▸ **Work to do**: Track down each line that has the word "with" and copy it.

▸ **Supplied information**:
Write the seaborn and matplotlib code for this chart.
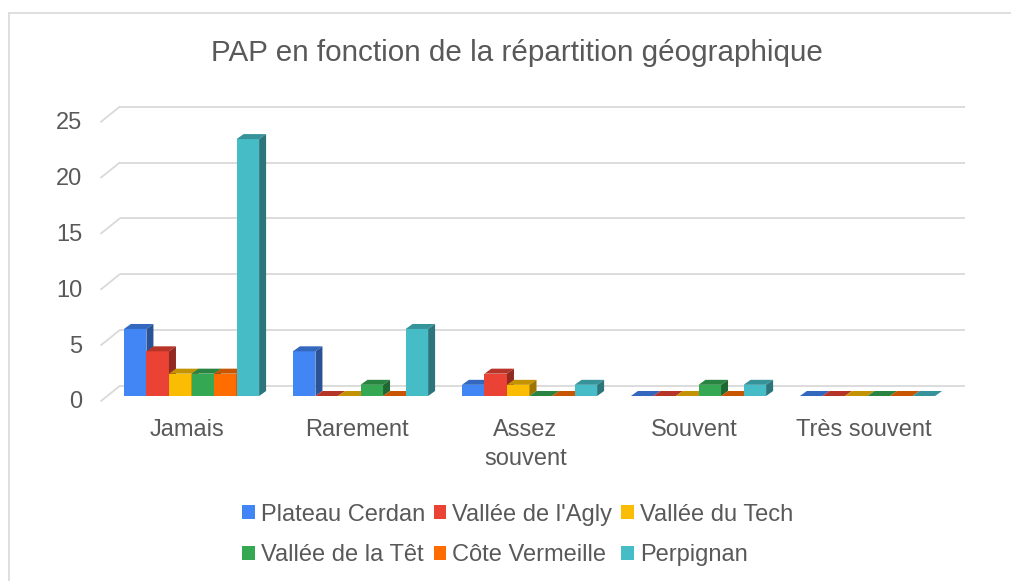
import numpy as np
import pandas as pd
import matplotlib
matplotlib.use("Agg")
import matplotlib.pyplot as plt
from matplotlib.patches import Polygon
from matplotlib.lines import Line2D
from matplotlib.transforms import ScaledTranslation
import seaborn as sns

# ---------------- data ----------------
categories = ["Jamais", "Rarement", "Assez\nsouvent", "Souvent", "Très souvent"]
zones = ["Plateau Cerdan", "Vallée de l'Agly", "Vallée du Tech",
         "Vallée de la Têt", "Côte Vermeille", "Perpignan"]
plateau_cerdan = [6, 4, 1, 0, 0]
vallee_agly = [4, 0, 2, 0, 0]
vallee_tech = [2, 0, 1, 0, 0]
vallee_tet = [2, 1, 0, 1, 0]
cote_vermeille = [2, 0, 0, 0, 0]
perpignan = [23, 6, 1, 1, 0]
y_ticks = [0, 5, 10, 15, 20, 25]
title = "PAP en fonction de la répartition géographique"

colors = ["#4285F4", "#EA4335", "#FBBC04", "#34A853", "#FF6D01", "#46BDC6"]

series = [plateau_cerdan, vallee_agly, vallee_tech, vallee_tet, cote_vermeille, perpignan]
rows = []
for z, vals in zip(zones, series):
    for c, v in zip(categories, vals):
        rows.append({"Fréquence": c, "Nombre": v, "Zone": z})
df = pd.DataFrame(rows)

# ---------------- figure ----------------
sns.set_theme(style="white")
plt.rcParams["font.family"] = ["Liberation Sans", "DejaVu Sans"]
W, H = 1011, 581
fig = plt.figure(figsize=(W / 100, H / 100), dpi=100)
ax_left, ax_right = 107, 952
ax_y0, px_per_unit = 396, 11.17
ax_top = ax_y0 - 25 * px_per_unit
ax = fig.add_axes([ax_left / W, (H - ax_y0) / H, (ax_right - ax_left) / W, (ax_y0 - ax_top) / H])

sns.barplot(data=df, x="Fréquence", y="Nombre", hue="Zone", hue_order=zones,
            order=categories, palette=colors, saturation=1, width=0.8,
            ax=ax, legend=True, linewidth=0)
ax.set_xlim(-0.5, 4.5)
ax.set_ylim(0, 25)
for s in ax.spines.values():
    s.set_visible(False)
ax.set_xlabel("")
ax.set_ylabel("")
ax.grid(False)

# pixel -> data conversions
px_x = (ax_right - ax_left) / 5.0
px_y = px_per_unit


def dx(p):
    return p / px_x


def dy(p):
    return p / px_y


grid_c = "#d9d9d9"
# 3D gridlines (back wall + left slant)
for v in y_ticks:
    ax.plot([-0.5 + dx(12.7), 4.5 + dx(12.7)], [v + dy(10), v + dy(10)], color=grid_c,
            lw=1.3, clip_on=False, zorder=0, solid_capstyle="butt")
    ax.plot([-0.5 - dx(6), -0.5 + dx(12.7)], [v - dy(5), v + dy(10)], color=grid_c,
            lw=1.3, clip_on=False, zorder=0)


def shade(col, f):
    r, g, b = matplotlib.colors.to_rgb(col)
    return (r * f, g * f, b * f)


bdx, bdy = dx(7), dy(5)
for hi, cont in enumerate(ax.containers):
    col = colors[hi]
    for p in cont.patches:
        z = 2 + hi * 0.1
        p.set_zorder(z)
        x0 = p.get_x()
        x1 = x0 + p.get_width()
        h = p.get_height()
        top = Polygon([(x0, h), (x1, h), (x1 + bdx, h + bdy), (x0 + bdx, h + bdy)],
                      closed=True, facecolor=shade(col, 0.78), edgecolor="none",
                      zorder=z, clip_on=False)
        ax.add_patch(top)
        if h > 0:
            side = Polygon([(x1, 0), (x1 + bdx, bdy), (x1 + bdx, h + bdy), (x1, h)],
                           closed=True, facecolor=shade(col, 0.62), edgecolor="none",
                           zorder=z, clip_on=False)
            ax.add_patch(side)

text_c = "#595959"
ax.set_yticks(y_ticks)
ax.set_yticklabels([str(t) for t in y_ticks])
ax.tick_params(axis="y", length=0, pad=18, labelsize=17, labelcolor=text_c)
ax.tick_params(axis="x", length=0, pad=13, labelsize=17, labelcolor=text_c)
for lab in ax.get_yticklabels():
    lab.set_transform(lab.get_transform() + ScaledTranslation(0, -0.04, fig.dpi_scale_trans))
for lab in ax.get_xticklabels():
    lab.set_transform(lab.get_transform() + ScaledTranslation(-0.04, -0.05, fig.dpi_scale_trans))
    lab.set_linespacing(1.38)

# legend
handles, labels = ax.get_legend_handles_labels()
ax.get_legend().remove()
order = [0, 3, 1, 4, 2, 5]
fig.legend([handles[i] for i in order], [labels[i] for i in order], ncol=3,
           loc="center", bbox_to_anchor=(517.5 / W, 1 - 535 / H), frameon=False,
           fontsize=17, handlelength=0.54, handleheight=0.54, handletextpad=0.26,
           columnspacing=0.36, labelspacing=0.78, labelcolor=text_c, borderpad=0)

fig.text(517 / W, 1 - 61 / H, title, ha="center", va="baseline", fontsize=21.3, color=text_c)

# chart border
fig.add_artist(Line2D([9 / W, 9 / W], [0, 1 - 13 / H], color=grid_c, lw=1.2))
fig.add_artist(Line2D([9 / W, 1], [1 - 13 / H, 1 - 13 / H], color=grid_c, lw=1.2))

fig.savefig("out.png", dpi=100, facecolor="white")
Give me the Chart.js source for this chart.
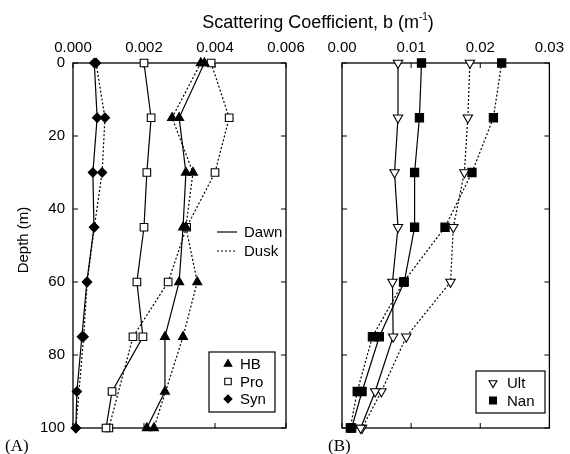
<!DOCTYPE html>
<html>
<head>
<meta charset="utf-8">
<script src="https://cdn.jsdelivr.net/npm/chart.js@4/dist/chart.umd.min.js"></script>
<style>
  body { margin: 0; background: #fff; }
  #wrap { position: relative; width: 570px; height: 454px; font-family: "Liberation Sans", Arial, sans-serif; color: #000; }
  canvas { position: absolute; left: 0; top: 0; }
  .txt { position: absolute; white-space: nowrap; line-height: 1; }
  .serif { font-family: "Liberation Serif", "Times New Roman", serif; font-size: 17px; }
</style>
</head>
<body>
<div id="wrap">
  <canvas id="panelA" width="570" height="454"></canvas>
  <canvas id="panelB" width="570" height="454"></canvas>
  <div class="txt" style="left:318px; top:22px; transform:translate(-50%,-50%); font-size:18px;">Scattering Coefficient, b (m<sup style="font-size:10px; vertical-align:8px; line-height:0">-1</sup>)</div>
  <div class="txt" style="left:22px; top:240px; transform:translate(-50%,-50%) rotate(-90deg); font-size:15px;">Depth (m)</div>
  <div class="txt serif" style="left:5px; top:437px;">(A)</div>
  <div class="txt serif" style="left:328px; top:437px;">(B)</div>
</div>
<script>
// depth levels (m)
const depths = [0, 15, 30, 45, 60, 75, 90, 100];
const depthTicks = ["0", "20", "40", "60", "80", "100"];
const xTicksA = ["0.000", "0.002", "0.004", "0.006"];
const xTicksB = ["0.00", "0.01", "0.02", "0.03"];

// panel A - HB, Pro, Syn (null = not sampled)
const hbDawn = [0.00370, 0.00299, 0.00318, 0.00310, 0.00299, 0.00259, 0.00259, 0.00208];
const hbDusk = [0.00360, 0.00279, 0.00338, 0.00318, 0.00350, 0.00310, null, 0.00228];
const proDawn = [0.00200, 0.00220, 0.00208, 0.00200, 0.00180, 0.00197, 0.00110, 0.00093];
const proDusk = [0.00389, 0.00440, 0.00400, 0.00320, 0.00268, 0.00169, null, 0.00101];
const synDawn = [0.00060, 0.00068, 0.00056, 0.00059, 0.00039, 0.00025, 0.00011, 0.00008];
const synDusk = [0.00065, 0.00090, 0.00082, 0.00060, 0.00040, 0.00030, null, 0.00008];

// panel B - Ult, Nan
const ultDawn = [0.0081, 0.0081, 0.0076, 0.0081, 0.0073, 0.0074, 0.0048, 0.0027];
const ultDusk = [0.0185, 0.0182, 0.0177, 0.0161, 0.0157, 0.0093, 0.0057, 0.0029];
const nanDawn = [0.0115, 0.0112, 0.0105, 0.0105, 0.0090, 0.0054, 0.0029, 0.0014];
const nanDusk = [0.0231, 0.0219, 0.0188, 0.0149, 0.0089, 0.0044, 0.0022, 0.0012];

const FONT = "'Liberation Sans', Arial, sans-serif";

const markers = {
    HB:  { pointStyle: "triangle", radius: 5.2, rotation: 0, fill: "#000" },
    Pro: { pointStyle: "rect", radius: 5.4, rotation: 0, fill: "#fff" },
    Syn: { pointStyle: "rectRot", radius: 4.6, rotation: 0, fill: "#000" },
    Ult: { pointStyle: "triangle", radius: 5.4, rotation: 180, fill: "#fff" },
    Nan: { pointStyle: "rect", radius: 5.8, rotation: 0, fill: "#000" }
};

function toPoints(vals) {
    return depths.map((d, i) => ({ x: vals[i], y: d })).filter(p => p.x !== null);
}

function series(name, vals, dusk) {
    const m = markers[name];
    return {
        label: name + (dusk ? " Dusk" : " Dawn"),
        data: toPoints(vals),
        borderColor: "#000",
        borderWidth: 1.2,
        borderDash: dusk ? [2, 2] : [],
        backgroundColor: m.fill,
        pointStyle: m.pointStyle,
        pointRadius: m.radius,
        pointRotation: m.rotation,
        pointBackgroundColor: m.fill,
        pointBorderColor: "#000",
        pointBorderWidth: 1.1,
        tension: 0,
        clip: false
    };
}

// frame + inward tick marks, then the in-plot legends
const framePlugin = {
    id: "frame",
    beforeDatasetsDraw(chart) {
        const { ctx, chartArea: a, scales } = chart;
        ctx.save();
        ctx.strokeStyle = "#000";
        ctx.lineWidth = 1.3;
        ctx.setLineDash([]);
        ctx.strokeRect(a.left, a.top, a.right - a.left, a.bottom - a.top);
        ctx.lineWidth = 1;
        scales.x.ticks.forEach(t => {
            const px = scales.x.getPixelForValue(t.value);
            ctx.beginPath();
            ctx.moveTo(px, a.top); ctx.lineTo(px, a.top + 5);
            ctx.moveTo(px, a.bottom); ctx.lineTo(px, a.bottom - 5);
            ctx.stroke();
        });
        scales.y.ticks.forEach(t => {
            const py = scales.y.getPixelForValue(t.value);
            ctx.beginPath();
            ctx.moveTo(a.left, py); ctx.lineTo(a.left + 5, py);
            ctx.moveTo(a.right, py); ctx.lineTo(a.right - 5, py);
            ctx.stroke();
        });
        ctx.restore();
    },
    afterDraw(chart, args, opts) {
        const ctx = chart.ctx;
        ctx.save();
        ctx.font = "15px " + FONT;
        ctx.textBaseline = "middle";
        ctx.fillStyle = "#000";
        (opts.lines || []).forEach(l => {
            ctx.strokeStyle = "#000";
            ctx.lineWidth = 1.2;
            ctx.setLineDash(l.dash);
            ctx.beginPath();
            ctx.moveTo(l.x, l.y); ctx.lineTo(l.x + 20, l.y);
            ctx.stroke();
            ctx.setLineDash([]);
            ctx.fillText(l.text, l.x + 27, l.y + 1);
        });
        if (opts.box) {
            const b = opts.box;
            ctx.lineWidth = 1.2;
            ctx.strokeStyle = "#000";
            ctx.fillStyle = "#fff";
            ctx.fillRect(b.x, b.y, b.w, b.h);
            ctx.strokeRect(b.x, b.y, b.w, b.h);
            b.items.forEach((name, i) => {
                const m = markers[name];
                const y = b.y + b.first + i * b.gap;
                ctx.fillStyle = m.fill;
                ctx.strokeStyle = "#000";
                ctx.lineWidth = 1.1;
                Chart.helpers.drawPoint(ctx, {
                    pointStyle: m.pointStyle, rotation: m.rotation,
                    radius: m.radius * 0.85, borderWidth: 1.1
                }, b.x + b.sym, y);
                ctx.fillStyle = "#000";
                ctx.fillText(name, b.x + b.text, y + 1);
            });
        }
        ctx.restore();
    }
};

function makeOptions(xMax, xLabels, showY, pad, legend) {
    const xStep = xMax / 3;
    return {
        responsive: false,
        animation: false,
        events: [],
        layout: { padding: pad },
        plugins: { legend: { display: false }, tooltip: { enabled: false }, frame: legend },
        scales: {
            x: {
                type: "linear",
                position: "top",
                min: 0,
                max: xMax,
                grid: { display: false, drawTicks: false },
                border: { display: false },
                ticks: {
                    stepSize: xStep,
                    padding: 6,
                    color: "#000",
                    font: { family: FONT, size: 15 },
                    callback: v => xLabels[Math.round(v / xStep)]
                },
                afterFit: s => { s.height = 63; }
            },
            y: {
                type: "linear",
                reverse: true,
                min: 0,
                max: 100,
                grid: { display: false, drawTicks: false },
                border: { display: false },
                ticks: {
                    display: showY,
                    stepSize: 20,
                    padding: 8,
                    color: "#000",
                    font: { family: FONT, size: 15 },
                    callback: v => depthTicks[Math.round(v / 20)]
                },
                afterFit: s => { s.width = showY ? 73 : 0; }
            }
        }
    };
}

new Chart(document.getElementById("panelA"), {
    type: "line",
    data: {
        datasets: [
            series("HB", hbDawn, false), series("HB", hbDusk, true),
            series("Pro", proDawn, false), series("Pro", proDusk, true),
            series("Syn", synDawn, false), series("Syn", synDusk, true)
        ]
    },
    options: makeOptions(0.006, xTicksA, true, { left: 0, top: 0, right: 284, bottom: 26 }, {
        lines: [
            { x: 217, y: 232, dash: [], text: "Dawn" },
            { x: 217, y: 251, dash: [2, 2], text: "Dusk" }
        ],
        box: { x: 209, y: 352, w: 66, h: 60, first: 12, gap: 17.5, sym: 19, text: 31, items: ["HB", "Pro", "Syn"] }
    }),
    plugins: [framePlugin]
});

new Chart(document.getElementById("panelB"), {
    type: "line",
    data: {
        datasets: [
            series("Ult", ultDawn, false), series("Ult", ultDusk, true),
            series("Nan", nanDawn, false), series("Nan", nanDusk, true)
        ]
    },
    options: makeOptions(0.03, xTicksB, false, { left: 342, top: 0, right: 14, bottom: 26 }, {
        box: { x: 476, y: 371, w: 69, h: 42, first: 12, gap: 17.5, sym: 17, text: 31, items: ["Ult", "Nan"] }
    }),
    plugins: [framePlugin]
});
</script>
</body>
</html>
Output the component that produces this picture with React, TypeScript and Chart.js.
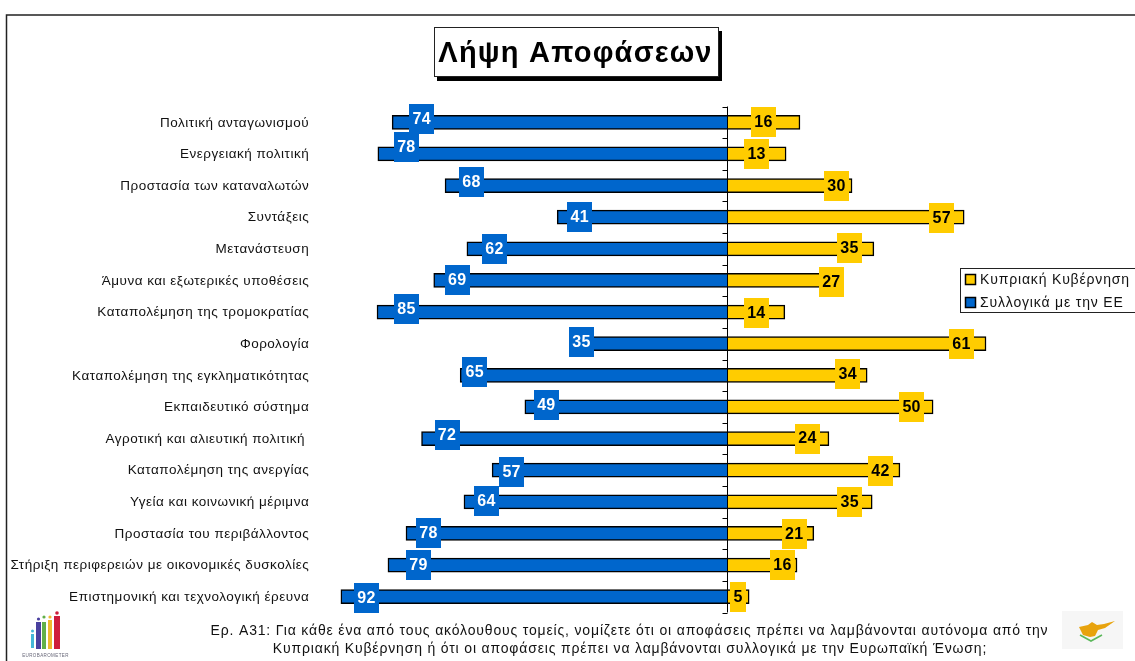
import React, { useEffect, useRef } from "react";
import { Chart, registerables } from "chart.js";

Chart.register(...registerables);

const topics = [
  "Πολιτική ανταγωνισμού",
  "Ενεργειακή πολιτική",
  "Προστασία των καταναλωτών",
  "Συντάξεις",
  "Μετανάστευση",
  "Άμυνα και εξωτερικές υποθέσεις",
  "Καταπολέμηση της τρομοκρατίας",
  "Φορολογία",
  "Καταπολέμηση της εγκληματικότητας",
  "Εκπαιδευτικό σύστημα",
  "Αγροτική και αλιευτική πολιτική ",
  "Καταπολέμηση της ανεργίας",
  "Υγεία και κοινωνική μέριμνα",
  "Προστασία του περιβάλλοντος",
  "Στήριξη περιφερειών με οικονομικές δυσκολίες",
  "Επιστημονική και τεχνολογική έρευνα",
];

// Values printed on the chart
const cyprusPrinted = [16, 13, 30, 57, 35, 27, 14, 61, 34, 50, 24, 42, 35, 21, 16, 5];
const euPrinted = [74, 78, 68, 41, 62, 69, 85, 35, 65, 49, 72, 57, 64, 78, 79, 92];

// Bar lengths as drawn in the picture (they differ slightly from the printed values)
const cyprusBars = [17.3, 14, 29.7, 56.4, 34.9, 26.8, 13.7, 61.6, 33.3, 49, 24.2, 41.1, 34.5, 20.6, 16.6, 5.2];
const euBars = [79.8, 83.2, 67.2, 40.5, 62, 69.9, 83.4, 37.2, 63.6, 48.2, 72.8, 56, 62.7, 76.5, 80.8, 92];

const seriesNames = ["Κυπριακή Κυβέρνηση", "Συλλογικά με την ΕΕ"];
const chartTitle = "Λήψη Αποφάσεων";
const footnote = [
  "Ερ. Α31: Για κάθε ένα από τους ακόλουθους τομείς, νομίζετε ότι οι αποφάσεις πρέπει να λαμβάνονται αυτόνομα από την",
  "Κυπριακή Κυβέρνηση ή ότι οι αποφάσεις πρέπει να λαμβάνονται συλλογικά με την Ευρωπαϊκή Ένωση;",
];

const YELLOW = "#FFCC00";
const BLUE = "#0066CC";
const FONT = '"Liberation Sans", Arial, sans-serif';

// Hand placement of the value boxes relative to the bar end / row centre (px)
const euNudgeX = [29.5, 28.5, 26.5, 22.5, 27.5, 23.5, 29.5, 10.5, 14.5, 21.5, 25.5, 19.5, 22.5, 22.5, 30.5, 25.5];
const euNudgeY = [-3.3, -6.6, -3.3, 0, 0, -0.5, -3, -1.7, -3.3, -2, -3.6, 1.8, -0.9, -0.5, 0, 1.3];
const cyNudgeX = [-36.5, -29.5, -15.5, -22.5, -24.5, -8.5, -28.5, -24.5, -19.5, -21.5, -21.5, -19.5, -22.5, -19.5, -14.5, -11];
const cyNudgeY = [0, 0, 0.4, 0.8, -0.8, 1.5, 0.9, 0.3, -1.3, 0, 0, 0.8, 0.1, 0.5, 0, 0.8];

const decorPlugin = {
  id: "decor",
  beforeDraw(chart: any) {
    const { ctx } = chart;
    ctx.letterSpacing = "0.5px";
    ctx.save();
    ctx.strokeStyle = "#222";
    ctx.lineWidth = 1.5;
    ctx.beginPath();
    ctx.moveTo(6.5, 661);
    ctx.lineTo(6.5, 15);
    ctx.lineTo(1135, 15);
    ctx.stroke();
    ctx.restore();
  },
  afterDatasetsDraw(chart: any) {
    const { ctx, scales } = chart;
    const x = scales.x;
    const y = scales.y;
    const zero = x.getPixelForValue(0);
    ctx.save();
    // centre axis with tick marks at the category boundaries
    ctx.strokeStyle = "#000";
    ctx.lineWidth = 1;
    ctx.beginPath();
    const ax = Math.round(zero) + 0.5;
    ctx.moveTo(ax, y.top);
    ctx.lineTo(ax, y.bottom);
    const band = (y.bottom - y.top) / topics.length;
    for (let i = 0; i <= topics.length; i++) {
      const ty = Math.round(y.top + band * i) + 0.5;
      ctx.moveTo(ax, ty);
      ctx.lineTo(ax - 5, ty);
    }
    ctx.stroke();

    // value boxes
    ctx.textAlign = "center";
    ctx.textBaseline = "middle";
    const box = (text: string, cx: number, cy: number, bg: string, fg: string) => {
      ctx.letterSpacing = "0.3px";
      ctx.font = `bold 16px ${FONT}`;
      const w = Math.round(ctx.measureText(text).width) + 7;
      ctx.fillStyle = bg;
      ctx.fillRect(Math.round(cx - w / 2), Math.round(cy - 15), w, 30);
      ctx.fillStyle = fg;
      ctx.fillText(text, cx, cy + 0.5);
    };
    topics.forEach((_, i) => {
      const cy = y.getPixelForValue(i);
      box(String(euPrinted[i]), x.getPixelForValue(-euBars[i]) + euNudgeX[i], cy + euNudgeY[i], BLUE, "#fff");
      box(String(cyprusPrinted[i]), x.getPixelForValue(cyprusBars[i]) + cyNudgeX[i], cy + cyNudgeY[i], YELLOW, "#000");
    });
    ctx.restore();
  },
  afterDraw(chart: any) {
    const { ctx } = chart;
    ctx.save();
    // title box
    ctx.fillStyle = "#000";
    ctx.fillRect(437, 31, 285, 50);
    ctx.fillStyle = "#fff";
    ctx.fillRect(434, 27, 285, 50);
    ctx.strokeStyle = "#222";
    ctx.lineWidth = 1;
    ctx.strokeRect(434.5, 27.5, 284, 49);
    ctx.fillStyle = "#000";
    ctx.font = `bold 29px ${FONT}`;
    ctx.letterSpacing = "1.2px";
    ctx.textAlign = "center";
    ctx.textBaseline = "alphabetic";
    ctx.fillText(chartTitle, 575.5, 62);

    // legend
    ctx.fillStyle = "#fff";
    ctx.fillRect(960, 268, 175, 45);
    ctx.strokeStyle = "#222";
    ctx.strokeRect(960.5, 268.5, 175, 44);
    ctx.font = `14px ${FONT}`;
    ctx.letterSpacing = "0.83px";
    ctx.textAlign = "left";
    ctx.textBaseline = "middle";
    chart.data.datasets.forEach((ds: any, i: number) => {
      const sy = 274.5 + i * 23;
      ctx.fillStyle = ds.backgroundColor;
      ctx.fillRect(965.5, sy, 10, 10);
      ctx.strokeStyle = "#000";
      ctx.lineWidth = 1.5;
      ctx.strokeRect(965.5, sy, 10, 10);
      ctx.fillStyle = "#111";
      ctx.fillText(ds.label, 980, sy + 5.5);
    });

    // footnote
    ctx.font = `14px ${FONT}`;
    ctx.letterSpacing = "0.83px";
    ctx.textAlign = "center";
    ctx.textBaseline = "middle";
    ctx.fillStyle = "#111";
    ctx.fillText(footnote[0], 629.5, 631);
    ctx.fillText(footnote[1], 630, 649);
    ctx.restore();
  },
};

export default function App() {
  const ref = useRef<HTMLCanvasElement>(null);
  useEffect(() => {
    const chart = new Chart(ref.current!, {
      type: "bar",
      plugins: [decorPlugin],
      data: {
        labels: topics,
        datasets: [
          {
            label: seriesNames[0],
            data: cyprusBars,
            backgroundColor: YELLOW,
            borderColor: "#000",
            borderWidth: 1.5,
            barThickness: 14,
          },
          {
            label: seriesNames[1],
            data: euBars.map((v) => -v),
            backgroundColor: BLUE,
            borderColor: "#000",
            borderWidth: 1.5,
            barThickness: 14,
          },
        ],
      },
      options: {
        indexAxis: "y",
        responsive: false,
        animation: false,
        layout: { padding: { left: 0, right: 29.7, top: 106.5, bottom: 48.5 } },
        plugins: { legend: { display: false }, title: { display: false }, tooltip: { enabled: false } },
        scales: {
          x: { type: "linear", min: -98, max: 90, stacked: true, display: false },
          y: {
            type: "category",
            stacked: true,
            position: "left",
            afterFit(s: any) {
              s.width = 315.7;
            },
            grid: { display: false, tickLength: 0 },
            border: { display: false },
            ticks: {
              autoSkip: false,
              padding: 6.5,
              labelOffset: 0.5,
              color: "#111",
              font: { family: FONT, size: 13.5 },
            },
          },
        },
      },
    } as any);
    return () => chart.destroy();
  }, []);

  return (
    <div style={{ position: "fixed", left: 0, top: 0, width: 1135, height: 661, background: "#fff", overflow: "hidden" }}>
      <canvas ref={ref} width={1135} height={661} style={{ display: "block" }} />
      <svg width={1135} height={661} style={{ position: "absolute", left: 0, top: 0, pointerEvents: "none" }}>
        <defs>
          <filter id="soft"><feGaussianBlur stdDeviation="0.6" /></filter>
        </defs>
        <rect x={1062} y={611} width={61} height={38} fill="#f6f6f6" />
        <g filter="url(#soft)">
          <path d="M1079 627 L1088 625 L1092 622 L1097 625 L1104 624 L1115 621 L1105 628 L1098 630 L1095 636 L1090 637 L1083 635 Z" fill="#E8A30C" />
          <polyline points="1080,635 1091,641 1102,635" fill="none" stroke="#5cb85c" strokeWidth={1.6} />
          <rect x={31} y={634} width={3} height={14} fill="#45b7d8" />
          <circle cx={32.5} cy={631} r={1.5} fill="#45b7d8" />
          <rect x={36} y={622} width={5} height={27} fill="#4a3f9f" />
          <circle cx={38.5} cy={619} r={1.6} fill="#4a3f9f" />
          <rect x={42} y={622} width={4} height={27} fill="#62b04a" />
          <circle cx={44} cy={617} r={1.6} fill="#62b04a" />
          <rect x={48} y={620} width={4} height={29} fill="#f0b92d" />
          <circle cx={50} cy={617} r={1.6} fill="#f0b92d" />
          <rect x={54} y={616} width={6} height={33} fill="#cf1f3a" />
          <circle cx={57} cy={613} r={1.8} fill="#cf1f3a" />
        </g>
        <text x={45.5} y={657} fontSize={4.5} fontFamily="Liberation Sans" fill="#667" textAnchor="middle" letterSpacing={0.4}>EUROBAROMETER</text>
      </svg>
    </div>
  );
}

▸ **Task response**:
Output the component that produces this picture with React, TypeScript and Chart.js.
    // centre axis with tick marks at the category boundaries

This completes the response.